I think most people would agree that Retrospectives are a vital part of building a high-performing team and yet it's often (in my experience, at least) rushed so that the next Sprint can begin. If your team is already having healthy discussions during your Retrospectives then you're winning, but if the same kinds of errors happen Sprint-after-Sprint then maybe the Retro itself needs some improvement.

With this post, I'm hoping to show that with a relatively small change a team can get a huge amount of value from the time they spend in Retrospectives. You're probably already capturing issues and ideas, from there it's about optimizing how they're evaluated and turned them into habits with the least wastage. If the system can also highlight successes as they happen that would be amazing!

Minimum-Viable Retrospective

In my experience, a good Retrospective balances two categories of items:

  1. Previous Ideas, which will all be in various state of adoption, and
  2. New Issues which are coming up all the time and need to be analyzed

We want to give both categories the appropriate time, without having to discuss every item in every meeting. In other words, it's about managing the team's attention.

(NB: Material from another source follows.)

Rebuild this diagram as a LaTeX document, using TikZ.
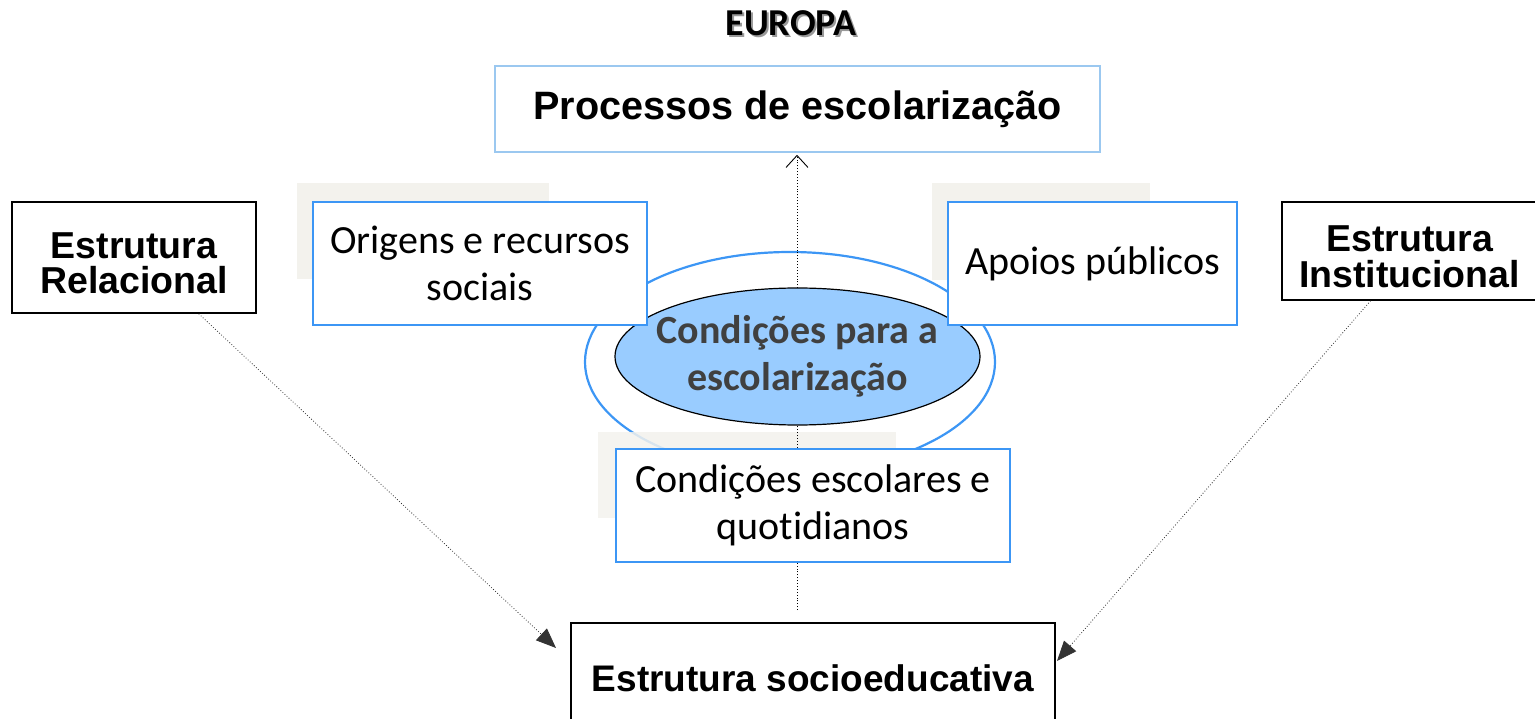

Spaced-Repetition is an Attention-Manager

A very popular technique for studying is to use Flash Cards in combination with Spaced-Repetition. The standard-version (also called the Leitner Method) can be implemented with physical boxes and cards as follows:

  • Take a number of boxes (about 7)
    • or one big box, with some separators. You get the idea.
  • as you're learning a new topic, make flash-cards for things you want to remember
  • put the new cards in the first box.

Next, when you sit down to study, review each box half as often as the previous one:

  • the first box gets reviewed every day,
  • second box gets reviewed every 2 days,
  • third box gets reviewed every 4 days,
  • and so on.

For each card, test yourself if you still remember it:

  • If you got it right, move the card to the next box
    • from the second box to the third, for example
  • if you got it wrong, move it all the way back to the first box.
    • sorry, I don't make the rules ¯_(ツ)_/¯

The reason the review-interval doubles each time is because with each subsequent reminder the brain retains the memory for longer before it starts to fade.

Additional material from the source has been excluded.